» Provided entries
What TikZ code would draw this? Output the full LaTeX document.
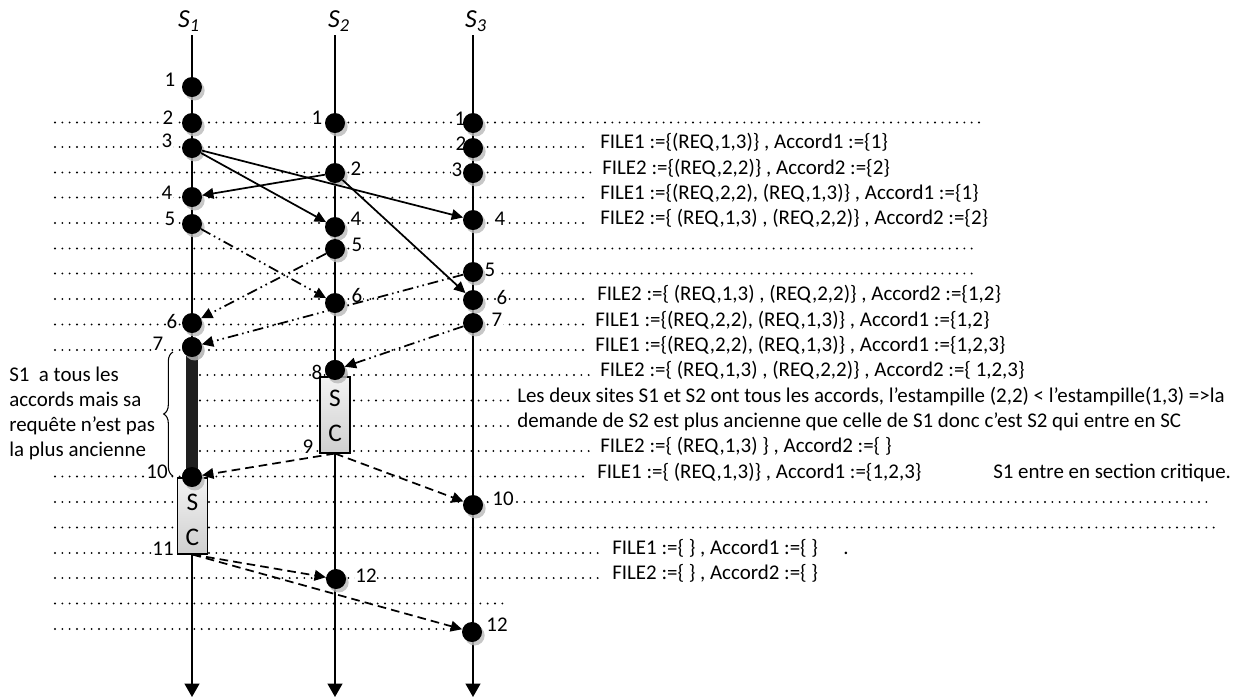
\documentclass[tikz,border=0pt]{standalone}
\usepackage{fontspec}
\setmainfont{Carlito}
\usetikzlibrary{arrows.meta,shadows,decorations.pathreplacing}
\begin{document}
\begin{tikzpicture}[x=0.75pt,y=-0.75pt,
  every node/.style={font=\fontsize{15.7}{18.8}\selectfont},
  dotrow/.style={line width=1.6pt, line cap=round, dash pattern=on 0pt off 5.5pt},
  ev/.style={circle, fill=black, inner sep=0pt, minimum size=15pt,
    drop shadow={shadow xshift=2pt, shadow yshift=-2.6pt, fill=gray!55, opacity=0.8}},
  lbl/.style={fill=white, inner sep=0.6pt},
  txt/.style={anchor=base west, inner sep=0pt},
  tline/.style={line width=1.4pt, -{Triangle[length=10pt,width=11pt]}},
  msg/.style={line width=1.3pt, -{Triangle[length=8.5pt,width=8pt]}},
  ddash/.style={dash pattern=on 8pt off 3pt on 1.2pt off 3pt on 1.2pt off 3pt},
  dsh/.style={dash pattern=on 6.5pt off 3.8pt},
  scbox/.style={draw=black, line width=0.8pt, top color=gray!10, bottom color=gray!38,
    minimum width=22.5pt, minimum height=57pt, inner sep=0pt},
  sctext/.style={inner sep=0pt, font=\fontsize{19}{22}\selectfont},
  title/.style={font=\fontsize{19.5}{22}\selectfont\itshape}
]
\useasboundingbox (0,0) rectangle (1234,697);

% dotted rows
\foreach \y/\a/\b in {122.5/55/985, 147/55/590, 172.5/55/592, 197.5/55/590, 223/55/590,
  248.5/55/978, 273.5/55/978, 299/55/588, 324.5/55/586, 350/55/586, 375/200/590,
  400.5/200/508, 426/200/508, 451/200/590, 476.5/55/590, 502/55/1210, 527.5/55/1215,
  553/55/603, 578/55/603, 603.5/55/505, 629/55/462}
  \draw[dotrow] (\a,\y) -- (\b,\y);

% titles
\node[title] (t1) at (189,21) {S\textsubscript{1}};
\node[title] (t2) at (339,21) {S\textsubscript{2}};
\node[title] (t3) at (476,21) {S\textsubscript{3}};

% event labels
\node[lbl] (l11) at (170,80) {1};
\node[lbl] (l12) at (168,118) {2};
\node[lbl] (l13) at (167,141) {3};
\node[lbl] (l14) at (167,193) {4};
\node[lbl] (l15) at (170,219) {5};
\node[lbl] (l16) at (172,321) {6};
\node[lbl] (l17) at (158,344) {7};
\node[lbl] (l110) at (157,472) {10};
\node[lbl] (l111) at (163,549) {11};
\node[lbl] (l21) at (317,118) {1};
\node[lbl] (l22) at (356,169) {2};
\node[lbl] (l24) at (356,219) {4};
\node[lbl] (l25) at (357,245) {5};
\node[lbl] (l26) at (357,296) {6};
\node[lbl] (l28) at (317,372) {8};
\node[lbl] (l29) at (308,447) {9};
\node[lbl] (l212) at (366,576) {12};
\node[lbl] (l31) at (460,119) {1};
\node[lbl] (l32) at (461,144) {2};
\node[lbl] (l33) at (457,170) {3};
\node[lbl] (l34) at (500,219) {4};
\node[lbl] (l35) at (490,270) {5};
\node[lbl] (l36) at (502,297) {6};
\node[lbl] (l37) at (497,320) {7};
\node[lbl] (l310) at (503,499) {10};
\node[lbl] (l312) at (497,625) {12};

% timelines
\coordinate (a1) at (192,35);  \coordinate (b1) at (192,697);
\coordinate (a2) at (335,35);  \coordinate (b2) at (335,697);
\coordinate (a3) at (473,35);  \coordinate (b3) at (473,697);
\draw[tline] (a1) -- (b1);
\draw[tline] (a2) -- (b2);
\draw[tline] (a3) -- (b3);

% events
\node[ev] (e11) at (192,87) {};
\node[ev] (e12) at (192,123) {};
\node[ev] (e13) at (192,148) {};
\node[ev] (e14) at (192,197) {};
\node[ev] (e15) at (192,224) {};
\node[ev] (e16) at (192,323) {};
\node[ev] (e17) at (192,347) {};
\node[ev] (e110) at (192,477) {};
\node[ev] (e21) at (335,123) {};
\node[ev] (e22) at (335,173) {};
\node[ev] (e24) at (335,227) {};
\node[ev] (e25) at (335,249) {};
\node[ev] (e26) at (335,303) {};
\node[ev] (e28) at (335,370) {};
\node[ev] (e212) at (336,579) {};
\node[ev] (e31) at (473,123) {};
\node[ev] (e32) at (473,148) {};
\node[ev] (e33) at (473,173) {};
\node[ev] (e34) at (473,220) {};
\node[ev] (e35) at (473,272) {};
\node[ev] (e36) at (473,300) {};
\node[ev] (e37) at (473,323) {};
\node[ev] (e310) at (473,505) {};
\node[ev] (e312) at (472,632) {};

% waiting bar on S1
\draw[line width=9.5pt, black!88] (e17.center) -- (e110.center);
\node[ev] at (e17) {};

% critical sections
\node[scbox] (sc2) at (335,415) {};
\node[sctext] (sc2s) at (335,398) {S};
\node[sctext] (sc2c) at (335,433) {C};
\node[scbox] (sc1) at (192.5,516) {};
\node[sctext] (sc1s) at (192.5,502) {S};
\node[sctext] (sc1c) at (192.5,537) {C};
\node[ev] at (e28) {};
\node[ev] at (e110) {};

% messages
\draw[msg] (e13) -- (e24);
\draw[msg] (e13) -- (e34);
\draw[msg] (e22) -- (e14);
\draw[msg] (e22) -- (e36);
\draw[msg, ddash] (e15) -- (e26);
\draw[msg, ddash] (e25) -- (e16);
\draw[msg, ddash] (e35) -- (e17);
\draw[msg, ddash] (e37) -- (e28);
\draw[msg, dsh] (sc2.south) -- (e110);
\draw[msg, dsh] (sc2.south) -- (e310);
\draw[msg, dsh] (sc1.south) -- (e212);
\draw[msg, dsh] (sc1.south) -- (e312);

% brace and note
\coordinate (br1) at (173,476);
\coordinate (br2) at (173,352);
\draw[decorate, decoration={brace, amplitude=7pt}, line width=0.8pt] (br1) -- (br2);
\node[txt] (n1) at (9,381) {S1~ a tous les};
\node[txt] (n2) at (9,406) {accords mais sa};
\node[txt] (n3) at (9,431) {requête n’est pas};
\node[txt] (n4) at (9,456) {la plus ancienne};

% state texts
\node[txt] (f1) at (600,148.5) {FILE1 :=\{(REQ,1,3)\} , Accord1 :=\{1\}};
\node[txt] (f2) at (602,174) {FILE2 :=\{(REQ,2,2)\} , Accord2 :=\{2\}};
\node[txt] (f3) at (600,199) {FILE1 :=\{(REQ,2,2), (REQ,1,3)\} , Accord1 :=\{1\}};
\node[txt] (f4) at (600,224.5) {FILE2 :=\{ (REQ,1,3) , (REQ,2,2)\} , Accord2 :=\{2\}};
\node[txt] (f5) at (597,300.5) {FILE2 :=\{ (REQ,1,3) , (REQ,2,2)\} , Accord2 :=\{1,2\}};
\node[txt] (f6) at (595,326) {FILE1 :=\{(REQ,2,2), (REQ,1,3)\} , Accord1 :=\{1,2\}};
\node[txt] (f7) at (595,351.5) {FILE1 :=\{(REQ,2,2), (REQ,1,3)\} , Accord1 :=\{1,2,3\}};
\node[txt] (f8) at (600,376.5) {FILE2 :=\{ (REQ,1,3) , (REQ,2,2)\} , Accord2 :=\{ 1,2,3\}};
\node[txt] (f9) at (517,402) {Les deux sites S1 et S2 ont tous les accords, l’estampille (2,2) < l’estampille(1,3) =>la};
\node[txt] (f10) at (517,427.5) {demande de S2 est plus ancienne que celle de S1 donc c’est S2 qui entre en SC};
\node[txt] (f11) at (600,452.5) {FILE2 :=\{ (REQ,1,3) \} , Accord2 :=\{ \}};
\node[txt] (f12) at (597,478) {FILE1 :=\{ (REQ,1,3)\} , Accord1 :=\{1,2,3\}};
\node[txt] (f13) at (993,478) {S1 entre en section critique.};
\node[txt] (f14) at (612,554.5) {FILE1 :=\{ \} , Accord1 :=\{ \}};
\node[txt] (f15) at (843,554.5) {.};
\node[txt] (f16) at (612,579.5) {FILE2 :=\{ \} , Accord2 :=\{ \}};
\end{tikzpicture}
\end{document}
--
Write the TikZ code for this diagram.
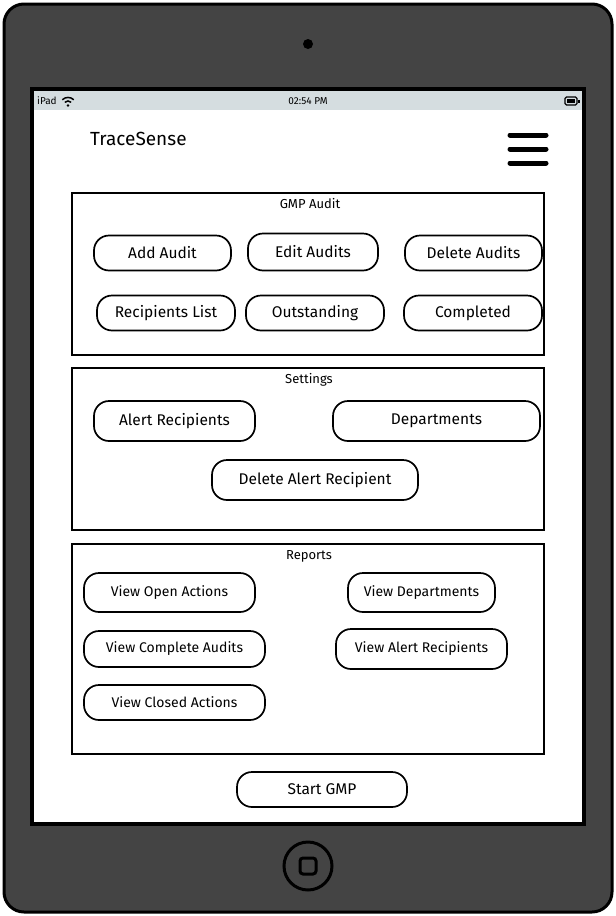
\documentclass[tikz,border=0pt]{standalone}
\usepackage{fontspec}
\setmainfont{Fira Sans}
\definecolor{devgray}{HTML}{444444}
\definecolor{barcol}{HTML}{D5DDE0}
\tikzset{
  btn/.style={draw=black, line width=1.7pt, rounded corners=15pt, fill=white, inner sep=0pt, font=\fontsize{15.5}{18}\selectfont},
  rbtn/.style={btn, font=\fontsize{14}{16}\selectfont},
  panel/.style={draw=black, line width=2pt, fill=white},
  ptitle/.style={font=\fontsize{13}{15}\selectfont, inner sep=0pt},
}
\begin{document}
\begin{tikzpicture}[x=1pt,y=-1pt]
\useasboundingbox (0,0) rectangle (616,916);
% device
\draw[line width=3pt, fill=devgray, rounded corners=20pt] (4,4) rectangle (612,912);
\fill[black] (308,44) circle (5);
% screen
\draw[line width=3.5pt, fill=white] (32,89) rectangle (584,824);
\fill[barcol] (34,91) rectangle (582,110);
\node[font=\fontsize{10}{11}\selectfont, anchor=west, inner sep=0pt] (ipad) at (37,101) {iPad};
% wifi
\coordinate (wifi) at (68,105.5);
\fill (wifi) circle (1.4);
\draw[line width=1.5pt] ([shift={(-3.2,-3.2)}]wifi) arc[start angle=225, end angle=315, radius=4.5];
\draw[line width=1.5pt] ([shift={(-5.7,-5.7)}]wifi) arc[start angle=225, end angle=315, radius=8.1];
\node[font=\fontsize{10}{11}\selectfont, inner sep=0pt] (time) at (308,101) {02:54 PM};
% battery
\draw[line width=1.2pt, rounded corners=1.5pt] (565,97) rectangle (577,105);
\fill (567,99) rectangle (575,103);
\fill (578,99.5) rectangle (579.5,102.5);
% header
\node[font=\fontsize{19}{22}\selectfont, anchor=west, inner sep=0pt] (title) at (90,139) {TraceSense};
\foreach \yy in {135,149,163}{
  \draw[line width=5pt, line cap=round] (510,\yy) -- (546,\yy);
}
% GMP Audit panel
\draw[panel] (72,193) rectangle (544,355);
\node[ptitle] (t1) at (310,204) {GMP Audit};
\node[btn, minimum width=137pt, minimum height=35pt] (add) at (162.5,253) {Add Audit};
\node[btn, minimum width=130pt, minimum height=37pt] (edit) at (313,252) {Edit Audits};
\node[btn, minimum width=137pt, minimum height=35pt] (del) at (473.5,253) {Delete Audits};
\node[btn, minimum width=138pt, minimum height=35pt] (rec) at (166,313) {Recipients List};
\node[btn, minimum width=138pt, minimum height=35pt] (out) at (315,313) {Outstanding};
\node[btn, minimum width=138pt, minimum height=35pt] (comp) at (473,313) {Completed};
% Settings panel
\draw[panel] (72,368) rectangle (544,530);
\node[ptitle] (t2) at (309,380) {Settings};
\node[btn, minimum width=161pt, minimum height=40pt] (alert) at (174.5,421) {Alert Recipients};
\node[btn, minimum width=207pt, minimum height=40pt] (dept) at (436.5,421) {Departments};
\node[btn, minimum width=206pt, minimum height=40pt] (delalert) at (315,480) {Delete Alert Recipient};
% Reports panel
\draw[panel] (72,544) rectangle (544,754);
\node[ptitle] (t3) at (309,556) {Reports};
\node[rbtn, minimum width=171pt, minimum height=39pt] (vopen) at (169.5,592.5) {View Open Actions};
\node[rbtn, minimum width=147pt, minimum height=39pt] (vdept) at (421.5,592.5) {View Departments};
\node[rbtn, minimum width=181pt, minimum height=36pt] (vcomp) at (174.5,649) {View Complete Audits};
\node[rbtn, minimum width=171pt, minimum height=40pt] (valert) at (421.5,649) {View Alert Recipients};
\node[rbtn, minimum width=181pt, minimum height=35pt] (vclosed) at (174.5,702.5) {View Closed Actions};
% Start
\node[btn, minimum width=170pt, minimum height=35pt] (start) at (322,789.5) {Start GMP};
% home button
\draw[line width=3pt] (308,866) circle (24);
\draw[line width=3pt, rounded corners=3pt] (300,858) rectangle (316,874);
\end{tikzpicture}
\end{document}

» Task prompt
From the records above, copy exactly the stretch from the line holding "What TikZ code" through the line holding "(0,0) rectangle (1234,697);", both ends included, without the pictures.

» Finished task
What TikZ code would draw this? Output the full LaTeX document.
\documentclass[tikz,border=0pt]{standalone}
\usepackage{fontspec}
\setmainfont{Carlito}
\usetikzlibrary{arrows.meta,shadows,decorations.pathreplacing}
\begin{document}
\begin{tikzpicture}[x=0.75pt,y=-0.75pt,
  every node/.style={font=\fontsize{15.7}{18.8}\selectfont},
  dotrow/.style={line width=1.6pt, line cap=round, dash pattern=on 0pt off 5.5pt},
  ev/.style={circle, fill=black, inner sep=0pt, minimum size=15pt,
    drop shadow={shadow xshift=2pt, shadow yshift=-2.6pt, fill=gray!55, opacity=0.8}},
  lbl/.style={fill=white, inner sep=0.6pt},
  txt/.style={anchor=base west, inner sep=0pt},
  tline/.style={line width=1.4pt, -{Triangle[length=10pt,width=11pt]}},
  msg/.style={line width=1.3pt, -{Triangle[length=8.5pt,width=8pt]}},
  ddash/.style={dash pattern=on 8pt off 3pt on 1.2pt off 3pt on 1.2pt off 3pt},
  dsh/.style={dash pattern=on 6.5pt off 3.8pt},
  scbox/.style={draw=black, line width=0.8pt, top color=gray!10, bottom color=gray!38,
    minimum width=22.5pt, minimum height=57pt, inner sep=0pt},
  sctext/.style={inner sep=0pt, font=\fontsize{19}{22}\selectfont},
  title/.style={font=\fontsize{19.5}{22}\selectfont\itshape}
]
\useasboundingbox (0,0) rectangle (1234,697);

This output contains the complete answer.